- Information shown:
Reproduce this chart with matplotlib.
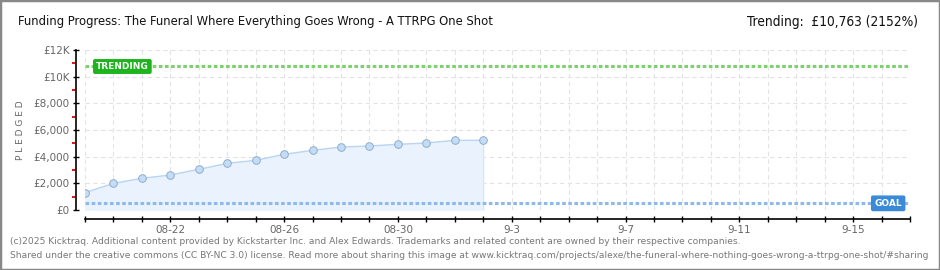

==

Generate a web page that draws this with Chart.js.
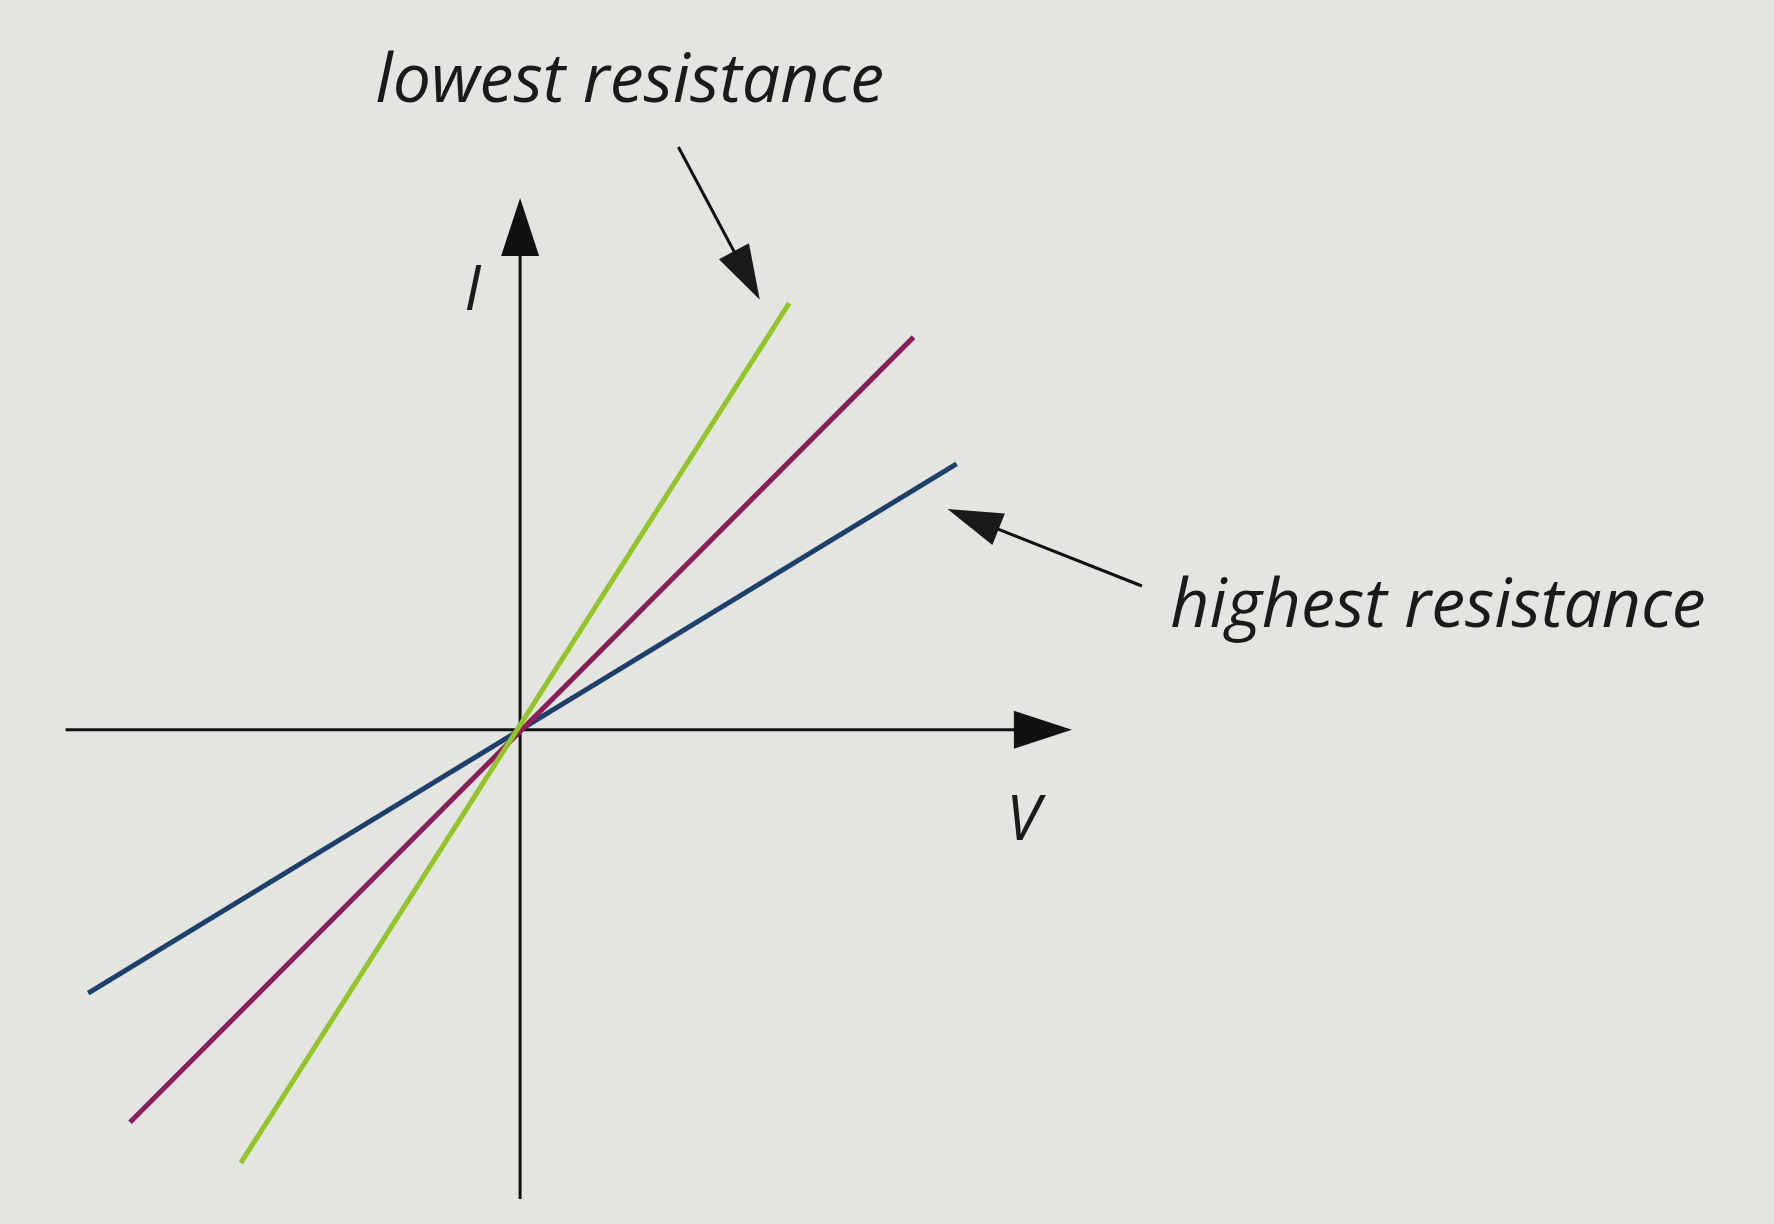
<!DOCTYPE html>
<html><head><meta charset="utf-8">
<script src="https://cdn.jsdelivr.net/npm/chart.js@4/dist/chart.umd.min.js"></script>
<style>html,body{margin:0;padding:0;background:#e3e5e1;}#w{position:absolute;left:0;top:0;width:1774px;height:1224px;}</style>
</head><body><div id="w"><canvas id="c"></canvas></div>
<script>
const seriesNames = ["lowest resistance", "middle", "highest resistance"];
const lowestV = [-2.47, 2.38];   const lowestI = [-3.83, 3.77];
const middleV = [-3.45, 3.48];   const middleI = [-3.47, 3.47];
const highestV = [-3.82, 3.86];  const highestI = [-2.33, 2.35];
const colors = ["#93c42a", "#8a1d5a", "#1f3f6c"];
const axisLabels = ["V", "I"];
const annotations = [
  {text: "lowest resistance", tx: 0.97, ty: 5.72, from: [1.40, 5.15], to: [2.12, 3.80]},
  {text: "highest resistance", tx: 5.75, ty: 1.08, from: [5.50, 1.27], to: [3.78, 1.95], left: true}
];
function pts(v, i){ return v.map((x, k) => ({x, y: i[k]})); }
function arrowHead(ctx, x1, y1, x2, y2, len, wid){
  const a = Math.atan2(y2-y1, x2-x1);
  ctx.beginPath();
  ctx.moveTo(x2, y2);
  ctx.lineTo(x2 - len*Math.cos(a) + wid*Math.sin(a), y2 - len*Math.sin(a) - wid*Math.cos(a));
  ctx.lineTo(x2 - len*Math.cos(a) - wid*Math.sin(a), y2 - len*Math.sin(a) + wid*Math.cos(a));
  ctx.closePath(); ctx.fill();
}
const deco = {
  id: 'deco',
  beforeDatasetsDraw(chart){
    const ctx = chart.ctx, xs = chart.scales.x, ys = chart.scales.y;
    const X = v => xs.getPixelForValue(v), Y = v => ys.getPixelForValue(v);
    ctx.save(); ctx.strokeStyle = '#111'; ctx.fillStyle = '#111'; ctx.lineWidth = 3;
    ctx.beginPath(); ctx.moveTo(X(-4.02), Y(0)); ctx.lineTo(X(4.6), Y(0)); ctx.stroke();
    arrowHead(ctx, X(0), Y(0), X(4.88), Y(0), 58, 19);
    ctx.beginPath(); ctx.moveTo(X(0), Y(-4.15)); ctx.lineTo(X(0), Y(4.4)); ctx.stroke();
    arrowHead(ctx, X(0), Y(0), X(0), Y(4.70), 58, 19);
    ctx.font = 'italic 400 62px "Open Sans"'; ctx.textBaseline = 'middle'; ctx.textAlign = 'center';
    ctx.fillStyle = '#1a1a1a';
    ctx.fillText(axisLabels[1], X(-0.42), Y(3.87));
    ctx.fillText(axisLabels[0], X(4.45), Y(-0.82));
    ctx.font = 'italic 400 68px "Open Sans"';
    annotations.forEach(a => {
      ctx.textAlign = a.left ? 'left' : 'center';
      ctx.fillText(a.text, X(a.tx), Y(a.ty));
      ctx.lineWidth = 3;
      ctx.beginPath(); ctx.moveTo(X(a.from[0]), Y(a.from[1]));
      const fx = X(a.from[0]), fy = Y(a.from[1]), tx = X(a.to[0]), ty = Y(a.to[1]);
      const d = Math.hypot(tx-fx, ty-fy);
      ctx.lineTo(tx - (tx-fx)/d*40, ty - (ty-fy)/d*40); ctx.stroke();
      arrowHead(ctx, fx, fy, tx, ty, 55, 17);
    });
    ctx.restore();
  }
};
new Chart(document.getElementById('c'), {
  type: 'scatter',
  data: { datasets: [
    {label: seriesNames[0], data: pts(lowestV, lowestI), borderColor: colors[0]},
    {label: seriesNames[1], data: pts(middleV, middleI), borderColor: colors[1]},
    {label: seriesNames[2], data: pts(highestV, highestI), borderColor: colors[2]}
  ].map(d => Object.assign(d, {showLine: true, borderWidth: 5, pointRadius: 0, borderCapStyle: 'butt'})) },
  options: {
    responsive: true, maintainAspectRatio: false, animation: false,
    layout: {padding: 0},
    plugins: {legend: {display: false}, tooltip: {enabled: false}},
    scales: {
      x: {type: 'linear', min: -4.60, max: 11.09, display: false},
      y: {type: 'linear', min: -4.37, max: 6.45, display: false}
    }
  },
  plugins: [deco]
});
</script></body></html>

- Problem to solve: Among the entries above, how many lines hold the string "this"? Respond with nothing but the number.

- Answer: 2